§ **EXERCISE REQUIREMENTS**
Copy the data below exactly, omitting any picture it contains.
— start GIVEN INFORMATION —
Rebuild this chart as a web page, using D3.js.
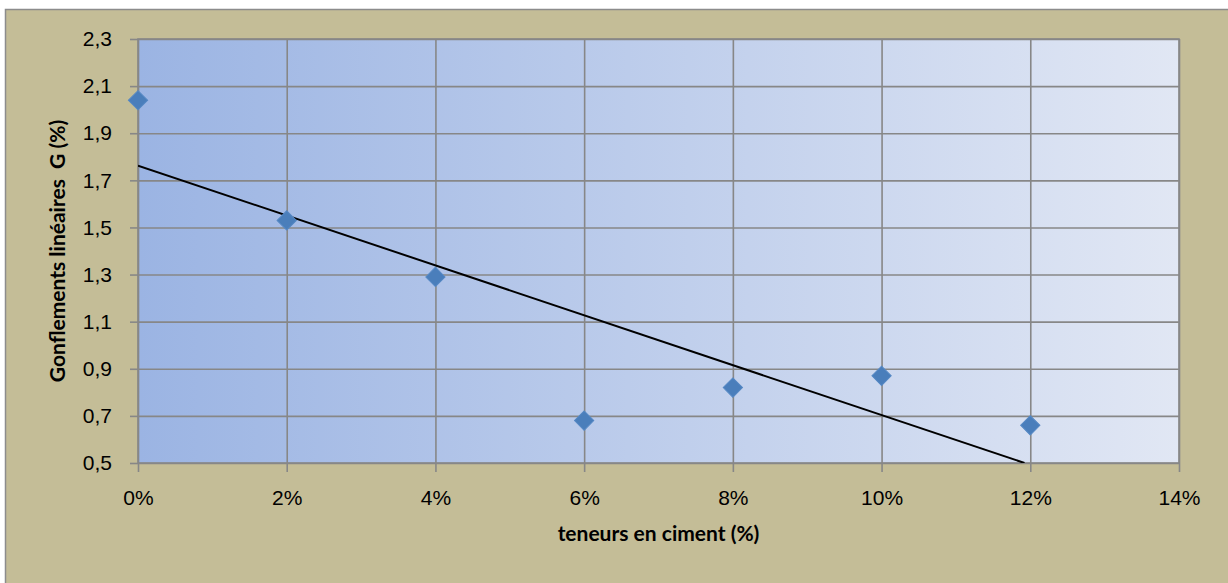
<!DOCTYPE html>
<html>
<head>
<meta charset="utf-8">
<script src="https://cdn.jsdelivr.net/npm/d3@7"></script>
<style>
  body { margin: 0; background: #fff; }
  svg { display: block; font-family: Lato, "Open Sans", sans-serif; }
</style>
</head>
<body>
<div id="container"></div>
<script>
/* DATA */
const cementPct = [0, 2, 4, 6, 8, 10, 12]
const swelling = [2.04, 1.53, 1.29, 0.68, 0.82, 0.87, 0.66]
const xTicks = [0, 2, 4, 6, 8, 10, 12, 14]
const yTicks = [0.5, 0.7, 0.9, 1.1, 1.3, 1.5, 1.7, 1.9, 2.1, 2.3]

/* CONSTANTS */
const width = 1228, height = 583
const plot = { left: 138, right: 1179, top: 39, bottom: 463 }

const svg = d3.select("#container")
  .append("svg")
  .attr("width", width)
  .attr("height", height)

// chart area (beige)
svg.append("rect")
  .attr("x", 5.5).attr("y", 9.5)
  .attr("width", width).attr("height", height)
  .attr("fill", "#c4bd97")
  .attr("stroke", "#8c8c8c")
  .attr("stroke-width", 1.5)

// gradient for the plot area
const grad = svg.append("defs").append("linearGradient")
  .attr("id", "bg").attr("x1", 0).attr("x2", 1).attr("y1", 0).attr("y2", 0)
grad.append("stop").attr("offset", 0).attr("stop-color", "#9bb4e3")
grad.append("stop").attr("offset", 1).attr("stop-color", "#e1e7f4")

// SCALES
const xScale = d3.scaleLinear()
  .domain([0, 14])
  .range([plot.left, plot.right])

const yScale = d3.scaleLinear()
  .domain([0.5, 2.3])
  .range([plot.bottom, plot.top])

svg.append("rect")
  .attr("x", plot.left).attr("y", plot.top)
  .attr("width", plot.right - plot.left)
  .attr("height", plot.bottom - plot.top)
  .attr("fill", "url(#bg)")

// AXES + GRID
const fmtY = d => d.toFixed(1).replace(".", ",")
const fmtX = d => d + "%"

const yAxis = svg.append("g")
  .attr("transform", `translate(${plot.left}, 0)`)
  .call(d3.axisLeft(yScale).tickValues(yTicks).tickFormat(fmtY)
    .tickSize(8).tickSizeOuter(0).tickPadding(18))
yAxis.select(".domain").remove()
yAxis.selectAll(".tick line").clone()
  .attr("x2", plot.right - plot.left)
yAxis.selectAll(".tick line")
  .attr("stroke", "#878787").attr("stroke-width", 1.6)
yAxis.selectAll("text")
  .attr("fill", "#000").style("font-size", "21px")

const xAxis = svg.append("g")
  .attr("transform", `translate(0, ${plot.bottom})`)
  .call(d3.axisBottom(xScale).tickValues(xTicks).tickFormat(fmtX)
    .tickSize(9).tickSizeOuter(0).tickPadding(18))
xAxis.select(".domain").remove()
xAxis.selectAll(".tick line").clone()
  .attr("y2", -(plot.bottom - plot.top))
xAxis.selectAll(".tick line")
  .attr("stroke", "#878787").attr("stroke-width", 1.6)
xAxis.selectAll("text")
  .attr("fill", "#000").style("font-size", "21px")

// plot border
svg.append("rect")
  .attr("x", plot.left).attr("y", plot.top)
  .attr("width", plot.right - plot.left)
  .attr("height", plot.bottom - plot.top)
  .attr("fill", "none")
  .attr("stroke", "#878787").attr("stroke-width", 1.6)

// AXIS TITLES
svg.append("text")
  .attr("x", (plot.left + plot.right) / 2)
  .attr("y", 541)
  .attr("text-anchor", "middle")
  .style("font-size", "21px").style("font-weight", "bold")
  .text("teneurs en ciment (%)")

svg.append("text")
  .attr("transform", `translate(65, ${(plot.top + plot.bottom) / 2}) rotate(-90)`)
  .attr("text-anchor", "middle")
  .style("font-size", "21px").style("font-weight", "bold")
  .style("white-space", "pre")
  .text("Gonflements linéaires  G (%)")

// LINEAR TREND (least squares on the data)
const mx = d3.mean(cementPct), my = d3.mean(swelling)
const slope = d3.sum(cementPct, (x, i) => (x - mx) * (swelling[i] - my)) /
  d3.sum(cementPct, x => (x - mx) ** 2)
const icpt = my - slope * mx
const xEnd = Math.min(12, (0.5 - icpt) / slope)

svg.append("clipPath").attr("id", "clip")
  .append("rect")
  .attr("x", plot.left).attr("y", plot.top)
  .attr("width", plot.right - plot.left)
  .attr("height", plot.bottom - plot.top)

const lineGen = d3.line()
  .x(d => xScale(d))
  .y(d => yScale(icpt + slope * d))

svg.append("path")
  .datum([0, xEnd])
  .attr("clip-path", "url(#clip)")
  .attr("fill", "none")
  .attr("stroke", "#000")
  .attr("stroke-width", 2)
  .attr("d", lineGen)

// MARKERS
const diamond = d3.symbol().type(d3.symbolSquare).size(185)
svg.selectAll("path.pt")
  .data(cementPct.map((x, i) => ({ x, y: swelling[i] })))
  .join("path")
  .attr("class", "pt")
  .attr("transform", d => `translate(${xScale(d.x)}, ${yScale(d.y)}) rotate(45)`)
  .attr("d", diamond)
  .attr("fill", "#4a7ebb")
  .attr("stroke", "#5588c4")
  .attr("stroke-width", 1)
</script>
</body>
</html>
— end GIVEN INFORMATION —
§ **FINISHED EXERCISE**
Rebuild this chart as a web page, using D3.js.
<!DOCTYPE html>
<html>
<head>
<meta charset="utf-8">
<script src="https://cdn.jsdelivr.net/npm/d3@7"></script>
<style>
  body { margin: 0; background: #fff; }
  svg { display: block; font-family: Lato, "Open Sans", sans-serif; }
</style>
</head>
<body>
<div id="container"></div>
<script>
/* DATA */
const cementPct = [0, 2, 4, 6, 8, 10, 12]
const swelling = [2.04, 1.53, 1.29, 0.68, 0.82, 0.87, 0.66]
const xTicks = [0, 2, 4, 6, 8, 10, 12, 14]
const yTicks = [0.5, 0.7, 0.9, 1.1, 1.3, 1.5, 1.7, 1.9, 2.1, 2.3]

/* CONSTANTS */
const width = 1228, height = 583
const plot = { left: 138, right: 1179, top: 39, bottom: 463 }

const svg = d3.select("#container")
  .append("svg")
  .attr("width", width)
  .attr("height", height)

// chart area (beige)
svg.append("rect")
  .attr("x", 5.5).attr("y", 9.5)
  .attr("width", width).attr("height", height)
  .attr("fill", "#c4bd97")
  .attr("stroke", "#8c8c8c")
  .attr("stroke-width", 1.5)

// gradient for the plot area
const grad = svg.append("defs").append("linearGradient")
  .attr("id", "bg").attr("x1", 0).attr("x2", 1).attr("y1", 0).attr("y2", 0)
grad.append("stop").attr("offset", 0).attr("stop-color", "#9bb4e3")
grad.append("stop").attr("offset", 1).attr("stop-color", "#e1e7f4")

// SCALES
const xScale = d3.scaleLinear()
  .domain([0, 14])
  .range([plot.left, plot.right])

const yScale = d3.scaleLinear()
  .domain([0.5, 2.3])
  .range([plot.bottom, plot.top])

svg.append("rect")
  .attr("x", plot.left).attr("y", plot.top)
  .attr("width", plot.right - plot.left)
  .attr("height", plot.bottom - plot.top)
  .attr("fill", "url(#bg)")

// AXES + GRID
const fmtY = d => d.toFixed(1).replace(".", ",")
const fmtX = d => d + "%"

const yAxis = svg.append("g")
  .attr("transform", `translate(${plot.left}, 0)`)
  .call(d3.axisLeft(yScale).tickValues(yTicks).tickFormat(fmtY)
    .tickSize(8).tickSizeOuter(0).tickPadding(18))
yAxis.select(".domain").remove()
yAxis.selectAll(".tick line").clone()
  .attr("x2", plot.right - plot.left)
yAxis.selectAll(".tick line")
  .attr("stroke", "#878787").attr("stroke-width", 1.6)
yAxis.selectAll("text")
  .attr("fill", "#000").style("font-size", "21px")

const xAxis = svg.append("g")
  .attr("transform", `translate(0, ${plot.bottom})`)
  .call(d3.axisBottom(xScale).tickValues(xTicks).tickFormat(fmtX)
    .tickSize(9).tickSizeOuter(0).tickPadding(18))
xAxis.select(".domain").remove()
xAxis.selectAll(".tick line").clone()
  .attr("y2", -(plot.bottom - plot.top))
xAxis.selectAll(".tick line")
  .attr("stroke", "#878787").attr("stroke-width", 1.6)
xAxis.selectAll("text")
  .attr("fill", "#000").style("font-size", "21px")

// plot border
svg.append("rect")
  .attr("x", plot.left).attr("y", plot.top)
  .attr("width", plot.right - plot.left)
  .attr("height", plot.bottom - plot.top)
  .attr("fill", "none")
  .attr("stroke", "#878787").attr("stroke-width", 1.6)

// AXIS TITLES
svg.append("text")
  .attr("x", (plot.left + plot.right) / 2)
  .attr("y", 541)
  .attr("text-anchor", "middle")
  .style("font-size", "21px").style("font-weight", "bold")
  .text("teneurs en ciment (%)")

svg.append("text")
  .attr("transform", `translate(65, ${(plot.top + plot.bottom) / 2}) rotate(-90)`)
  .attr("text-anchor", "middle")
  .style("font-size", "21px").style("font-weight", "bold")
  .style("white-space", "pre")
  .text("Gonflements linéaires  G (%)")

// LINEAR TREND (least squares on the data)
const mx = d3.mean(cementPct), my = d3.mean(swelling)
const slope = d3.sum(cementPct, (x, i) => (x - mx) * (swelling[i] - my)) /
  d3.sum(cementPct, x => (x - mx) ** 2)
const icpt = my - slope * mx
const xEnd = Math.min(12, (0.5 - icpt) / slope)

svg.append("clipPath").attr("id", "clip")
  .append("rect")
  .attr("x", plot.left).attr("y", plot.top)
  .attr("width", plot.right - plot.left)
  .attr("height", plot.bottom - plot.top)

const lineGen = d3.line()
  .x(d => xScale(d))
  .y(d => yScale(icpt + slope * d))

svg.append("path")
  .datum([0, xEnd])
  .attr("clip-path", "url(#clip)")
  .attr("fill", "none")
  .attr("stroke", "#000")
  .attr("stroke-width", 2)
  .attr("d", lineGen)

// MARKERS
const diamond = d3.symbol().type(d3.symbolSquare).size(185)
svg.selectAll("path.pt")
  .data(cementPct.map((x, i) => ({ x, y: swelling[i] })))
  .join("path")
  .attr("class", "pt")
  .attr("transform", d => `translate(${xScale(d.x)}, ${yScale(d.y)}) rotate(45)`)
  .attr("d", diamond)
  .attr("fill", "#4a7ebb")
  .attr("stroke", "#5588c4")
  .attr("stroke-width", 1)
</script>
</body>
</html>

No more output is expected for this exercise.